**Direction**
Exactly the lines between the line containing "What Plotly code" and the line containing "import numpy as np", together with those two lines, are to be output.

**Records for this exercise**
________________________________________
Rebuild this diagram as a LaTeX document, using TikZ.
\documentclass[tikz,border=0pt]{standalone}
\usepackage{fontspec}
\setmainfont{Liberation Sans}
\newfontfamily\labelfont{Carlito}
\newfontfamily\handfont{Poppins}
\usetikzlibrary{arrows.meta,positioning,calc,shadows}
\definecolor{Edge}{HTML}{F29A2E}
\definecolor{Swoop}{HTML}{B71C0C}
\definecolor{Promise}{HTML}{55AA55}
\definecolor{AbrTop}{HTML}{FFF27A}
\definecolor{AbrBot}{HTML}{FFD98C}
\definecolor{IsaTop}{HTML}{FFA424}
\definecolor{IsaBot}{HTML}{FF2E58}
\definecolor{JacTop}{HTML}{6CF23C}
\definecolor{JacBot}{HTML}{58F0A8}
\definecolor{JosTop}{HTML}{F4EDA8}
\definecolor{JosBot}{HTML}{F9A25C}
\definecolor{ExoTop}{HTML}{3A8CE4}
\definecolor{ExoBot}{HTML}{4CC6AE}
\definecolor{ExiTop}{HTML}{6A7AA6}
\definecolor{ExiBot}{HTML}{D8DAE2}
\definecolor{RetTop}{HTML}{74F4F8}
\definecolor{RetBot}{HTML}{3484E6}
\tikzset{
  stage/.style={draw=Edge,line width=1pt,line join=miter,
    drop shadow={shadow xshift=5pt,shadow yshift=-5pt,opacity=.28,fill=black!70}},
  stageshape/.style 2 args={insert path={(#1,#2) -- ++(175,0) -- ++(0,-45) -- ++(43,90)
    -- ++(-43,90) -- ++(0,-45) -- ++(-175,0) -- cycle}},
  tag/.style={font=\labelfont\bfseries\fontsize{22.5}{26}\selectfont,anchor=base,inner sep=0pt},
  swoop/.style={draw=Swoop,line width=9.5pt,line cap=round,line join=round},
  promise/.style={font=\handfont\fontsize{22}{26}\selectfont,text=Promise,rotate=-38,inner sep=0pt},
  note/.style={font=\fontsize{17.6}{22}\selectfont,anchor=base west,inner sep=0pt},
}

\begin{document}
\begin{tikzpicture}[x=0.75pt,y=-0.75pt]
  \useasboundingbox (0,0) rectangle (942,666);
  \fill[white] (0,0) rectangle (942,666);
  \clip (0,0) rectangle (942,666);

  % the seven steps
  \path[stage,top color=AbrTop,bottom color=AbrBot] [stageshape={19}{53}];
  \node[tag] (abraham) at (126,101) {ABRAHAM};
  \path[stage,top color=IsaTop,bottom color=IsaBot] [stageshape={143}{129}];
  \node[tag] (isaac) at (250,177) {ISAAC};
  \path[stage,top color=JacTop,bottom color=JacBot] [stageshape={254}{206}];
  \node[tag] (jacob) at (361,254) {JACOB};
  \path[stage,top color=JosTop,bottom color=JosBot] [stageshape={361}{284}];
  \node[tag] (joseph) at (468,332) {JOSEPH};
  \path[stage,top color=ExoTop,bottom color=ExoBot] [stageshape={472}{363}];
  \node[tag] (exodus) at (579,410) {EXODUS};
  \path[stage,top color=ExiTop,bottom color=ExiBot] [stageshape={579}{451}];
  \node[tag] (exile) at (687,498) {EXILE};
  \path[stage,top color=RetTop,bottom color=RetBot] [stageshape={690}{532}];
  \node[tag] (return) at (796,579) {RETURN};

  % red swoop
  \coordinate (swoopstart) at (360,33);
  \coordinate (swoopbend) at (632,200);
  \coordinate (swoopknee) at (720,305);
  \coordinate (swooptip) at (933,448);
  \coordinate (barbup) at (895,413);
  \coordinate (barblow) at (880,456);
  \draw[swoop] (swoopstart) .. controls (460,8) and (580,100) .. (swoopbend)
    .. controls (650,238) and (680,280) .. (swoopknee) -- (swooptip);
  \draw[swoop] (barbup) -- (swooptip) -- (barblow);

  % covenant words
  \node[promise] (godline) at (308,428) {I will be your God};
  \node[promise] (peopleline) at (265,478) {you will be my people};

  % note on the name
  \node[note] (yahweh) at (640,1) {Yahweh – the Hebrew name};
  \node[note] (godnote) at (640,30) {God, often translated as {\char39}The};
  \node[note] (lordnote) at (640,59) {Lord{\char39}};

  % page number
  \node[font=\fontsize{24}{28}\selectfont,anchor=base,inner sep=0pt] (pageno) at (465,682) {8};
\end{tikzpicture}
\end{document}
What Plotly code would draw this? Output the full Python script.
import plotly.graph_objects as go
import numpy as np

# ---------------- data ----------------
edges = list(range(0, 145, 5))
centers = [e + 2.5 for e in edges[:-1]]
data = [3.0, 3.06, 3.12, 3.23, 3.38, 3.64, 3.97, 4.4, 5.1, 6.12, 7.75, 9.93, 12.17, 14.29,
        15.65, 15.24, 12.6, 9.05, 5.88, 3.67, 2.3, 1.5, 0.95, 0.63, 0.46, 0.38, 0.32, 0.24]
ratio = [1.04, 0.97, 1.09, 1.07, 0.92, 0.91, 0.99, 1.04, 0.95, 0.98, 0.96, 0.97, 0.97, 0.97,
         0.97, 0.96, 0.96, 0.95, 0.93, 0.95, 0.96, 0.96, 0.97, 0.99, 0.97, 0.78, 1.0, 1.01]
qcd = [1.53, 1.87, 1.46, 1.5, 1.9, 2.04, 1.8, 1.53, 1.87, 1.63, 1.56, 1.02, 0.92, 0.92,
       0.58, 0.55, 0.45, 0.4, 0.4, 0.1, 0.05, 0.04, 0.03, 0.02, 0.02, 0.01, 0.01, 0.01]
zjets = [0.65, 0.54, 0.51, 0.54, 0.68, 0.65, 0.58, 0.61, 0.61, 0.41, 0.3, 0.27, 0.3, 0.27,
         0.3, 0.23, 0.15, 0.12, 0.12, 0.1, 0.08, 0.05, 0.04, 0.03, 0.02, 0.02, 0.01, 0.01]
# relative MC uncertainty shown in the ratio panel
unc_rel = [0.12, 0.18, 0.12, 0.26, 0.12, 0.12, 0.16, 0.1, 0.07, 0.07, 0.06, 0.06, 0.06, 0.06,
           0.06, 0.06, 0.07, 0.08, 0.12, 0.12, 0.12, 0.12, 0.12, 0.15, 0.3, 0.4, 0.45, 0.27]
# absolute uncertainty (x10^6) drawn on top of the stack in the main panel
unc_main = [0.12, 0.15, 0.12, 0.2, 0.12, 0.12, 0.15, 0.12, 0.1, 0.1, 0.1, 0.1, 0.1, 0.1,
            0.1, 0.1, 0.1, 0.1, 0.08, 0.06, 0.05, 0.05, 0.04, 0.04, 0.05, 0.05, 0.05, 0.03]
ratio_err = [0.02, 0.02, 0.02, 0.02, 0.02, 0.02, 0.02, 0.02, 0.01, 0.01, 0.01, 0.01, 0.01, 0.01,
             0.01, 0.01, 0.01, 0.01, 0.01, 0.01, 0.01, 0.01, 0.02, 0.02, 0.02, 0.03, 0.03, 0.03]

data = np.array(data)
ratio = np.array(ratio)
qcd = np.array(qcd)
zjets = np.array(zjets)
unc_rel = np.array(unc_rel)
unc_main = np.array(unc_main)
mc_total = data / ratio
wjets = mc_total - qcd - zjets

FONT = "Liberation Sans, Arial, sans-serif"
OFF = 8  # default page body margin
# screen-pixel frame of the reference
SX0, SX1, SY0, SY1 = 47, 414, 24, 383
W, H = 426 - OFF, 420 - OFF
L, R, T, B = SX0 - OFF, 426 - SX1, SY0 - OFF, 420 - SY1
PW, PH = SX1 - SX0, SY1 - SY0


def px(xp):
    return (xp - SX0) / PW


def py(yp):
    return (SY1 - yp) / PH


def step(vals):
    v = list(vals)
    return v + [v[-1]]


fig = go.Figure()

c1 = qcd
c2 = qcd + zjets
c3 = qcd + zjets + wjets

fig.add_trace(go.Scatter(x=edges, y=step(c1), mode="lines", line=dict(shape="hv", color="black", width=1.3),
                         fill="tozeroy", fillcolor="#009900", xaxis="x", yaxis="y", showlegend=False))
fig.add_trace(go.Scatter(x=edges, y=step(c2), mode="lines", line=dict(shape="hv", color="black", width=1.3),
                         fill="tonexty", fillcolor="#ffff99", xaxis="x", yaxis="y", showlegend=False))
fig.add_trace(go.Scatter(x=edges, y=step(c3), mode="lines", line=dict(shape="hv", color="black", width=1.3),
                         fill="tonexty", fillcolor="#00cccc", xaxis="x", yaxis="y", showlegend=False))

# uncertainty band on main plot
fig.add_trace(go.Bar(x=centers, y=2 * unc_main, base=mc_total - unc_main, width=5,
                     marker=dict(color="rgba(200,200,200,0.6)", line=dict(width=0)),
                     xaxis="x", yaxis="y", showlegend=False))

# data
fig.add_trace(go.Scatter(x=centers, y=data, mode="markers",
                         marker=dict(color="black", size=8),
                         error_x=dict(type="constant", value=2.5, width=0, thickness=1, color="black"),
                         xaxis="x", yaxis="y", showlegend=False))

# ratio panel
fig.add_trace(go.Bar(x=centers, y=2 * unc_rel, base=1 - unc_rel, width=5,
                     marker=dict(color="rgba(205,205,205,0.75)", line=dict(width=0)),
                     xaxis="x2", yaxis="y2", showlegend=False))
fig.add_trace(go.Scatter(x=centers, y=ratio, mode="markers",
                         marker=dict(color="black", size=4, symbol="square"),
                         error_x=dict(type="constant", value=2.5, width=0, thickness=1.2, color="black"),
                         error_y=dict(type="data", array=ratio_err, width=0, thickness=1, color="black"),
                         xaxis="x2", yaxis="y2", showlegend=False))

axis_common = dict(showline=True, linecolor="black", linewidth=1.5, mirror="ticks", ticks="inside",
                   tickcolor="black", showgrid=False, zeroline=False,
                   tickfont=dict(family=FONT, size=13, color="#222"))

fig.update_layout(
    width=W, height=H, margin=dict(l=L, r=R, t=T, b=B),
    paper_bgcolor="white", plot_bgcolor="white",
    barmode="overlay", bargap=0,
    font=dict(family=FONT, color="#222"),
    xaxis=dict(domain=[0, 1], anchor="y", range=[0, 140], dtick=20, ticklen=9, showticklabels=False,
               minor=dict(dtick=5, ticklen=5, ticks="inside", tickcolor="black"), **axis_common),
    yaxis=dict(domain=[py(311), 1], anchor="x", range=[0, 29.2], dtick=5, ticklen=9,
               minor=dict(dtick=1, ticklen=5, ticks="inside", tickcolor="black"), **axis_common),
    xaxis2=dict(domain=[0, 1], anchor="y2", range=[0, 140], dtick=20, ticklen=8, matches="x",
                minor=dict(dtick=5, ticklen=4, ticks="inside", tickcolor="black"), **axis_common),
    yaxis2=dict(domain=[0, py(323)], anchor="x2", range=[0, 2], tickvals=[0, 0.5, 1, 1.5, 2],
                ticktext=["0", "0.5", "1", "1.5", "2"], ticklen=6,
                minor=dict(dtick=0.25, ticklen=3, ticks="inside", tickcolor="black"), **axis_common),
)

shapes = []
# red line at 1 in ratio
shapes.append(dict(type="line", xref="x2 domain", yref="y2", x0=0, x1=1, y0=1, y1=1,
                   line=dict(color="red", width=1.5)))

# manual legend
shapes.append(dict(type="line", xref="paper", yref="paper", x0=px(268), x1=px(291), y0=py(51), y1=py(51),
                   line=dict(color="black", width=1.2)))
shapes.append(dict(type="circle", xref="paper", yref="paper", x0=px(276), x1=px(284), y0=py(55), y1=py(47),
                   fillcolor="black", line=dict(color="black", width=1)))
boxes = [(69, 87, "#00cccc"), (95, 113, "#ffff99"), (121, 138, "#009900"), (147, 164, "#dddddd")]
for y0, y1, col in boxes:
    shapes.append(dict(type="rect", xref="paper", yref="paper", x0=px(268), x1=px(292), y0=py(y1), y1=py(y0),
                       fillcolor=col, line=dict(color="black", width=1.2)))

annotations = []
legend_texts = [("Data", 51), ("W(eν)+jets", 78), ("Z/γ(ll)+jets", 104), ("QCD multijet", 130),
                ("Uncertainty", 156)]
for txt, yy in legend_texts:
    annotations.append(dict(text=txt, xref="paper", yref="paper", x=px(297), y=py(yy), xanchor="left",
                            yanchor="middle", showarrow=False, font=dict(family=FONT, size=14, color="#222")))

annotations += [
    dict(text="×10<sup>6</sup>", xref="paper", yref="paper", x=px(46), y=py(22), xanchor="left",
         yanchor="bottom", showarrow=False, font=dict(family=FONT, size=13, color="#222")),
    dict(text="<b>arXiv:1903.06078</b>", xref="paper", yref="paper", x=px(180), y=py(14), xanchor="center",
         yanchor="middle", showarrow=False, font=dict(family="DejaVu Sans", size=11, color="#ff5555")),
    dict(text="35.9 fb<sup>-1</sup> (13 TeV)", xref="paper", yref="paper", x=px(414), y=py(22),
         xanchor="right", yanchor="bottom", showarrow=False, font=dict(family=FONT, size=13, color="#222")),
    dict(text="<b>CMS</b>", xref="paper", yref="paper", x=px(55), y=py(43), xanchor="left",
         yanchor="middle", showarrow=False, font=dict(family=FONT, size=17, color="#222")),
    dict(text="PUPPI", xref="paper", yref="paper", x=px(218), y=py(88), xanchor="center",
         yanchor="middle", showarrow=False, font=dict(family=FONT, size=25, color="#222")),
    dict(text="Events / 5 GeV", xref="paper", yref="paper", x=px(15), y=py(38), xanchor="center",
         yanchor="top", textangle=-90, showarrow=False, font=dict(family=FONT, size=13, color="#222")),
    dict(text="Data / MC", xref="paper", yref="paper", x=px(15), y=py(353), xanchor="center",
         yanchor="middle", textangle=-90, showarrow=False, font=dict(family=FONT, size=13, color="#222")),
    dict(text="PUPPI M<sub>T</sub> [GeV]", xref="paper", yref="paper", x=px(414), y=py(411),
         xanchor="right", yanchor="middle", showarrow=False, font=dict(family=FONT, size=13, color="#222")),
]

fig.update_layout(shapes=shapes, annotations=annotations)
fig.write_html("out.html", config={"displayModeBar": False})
________________________________________
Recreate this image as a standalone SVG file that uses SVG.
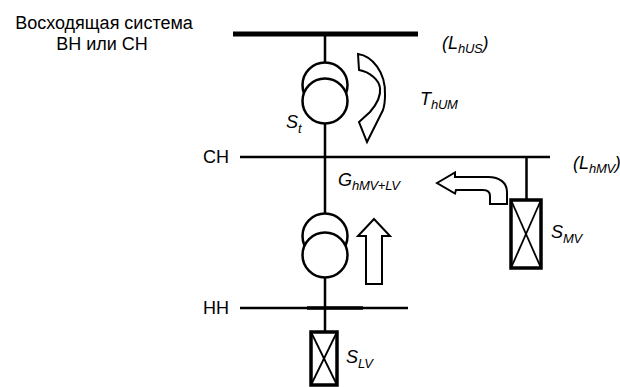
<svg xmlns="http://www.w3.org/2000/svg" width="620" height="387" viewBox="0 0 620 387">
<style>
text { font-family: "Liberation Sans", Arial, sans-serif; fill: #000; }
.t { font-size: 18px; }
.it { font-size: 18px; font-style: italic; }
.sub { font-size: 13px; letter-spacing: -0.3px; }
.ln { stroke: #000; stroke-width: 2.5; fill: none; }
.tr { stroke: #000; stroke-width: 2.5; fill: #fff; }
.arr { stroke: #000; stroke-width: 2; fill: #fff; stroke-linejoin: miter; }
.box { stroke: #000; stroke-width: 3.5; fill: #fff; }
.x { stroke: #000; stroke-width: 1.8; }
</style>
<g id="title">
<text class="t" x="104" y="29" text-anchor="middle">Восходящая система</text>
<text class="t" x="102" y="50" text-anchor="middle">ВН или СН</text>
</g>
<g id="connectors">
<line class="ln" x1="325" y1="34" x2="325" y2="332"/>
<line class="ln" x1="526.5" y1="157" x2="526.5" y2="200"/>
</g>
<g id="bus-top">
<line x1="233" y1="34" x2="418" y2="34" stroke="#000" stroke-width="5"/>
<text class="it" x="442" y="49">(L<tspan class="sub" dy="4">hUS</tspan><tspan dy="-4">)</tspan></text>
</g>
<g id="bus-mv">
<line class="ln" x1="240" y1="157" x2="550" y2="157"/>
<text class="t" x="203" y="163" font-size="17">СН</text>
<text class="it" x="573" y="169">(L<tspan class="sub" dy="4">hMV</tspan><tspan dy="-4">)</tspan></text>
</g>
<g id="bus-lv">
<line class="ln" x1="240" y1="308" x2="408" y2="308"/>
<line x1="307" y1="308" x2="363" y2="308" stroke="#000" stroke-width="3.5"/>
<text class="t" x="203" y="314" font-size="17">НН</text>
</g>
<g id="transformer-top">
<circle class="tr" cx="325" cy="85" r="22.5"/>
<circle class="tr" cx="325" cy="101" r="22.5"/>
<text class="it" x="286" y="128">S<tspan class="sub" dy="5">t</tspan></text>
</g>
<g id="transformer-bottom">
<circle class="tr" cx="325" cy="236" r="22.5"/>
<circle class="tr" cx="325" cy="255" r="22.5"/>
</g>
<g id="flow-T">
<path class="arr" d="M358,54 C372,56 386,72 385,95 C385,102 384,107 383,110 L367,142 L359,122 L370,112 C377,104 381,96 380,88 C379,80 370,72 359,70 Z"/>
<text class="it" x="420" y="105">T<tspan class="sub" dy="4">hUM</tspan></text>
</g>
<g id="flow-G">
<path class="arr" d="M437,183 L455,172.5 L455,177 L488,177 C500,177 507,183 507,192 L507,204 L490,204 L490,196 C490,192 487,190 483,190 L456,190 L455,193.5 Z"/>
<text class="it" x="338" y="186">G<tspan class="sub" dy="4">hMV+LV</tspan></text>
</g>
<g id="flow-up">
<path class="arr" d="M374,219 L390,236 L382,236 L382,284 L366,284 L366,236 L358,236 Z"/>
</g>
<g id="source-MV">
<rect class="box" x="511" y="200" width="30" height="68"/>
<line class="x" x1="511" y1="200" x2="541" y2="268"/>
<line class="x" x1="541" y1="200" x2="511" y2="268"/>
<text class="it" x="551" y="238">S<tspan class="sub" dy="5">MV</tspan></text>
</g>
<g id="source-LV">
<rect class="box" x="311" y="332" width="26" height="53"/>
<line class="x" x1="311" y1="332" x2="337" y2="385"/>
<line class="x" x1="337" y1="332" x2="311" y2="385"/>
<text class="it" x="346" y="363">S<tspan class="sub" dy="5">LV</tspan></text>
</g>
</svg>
________________________________________
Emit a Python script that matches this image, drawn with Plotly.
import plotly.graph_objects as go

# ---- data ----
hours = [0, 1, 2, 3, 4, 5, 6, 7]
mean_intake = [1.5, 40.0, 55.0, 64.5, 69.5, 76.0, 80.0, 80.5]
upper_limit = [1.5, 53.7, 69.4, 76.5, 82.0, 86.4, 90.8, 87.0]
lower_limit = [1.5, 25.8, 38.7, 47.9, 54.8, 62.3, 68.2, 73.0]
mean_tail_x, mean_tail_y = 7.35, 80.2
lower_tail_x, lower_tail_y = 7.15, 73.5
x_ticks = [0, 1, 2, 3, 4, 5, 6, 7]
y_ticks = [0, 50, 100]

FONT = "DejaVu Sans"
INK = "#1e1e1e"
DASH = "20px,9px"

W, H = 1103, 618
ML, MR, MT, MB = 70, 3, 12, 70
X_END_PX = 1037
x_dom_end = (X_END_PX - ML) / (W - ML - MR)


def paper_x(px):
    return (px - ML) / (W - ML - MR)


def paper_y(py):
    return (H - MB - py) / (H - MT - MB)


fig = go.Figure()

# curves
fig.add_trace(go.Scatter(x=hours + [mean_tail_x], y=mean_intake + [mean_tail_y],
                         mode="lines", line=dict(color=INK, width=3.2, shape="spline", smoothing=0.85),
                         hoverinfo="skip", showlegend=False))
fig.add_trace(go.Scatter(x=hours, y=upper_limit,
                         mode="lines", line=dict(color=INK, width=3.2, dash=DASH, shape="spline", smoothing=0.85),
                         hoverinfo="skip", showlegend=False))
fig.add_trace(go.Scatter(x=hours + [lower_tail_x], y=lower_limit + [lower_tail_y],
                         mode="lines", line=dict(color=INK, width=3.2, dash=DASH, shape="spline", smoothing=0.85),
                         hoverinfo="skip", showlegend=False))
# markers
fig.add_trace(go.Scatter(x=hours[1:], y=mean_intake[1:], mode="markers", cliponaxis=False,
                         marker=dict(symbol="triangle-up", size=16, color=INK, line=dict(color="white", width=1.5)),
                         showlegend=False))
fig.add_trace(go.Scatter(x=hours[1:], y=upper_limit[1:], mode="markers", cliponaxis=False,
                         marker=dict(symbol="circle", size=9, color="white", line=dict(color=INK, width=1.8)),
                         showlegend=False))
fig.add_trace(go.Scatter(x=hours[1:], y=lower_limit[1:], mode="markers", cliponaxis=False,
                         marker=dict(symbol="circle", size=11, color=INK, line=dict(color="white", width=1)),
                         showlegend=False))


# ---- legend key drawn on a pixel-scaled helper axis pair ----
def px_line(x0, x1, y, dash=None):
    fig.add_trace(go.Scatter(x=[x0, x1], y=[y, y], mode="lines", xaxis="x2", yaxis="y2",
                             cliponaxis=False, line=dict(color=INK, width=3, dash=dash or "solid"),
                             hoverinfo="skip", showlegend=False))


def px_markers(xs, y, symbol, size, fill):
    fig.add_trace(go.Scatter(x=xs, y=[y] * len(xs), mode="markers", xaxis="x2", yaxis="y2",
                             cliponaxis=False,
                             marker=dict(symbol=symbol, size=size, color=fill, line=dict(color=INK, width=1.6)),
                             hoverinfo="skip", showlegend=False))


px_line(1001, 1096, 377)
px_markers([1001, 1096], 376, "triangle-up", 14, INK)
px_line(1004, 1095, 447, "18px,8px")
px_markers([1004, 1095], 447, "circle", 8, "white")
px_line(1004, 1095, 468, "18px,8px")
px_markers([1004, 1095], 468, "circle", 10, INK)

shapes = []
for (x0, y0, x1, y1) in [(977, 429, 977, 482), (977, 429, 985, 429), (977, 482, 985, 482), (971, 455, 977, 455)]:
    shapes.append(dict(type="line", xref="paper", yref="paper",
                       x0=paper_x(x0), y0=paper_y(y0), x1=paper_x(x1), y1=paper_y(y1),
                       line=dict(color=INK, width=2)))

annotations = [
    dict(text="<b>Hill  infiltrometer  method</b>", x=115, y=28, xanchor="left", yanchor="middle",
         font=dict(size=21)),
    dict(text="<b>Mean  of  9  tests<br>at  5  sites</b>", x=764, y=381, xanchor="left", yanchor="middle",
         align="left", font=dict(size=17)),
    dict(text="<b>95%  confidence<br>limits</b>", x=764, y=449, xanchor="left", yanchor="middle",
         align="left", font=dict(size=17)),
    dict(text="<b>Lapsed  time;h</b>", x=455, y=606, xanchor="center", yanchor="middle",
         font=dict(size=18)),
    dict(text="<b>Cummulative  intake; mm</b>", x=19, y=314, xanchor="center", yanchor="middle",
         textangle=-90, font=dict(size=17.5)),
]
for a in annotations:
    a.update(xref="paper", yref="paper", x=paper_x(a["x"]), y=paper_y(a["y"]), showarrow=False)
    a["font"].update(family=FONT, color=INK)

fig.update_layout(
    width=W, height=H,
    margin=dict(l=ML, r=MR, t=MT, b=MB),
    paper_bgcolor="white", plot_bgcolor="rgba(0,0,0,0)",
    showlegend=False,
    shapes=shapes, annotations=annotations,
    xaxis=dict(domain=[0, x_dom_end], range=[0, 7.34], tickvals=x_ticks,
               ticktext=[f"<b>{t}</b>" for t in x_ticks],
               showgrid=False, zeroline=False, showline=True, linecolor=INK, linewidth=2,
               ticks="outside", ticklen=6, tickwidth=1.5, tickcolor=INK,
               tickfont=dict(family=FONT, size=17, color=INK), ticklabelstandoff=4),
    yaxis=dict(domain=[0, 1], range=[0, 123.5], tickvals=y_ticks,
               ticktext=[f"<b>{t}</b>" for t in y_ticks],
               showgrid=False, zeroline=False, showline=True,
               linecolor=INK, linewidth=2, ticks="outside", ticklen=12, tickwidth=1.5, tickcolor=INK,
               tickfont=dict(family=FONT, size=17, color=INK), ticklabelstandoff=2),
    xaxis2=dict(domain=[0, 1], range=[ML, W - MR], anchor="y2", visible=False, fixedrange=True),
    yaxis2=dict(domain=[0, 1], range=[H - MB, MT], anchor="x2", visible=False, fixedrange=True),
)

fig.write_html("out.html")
________________________________________
**Response to the task**
What Plotly code would draw this? Output the full Python script.
import plotly.graph_objects as go
import numpy as np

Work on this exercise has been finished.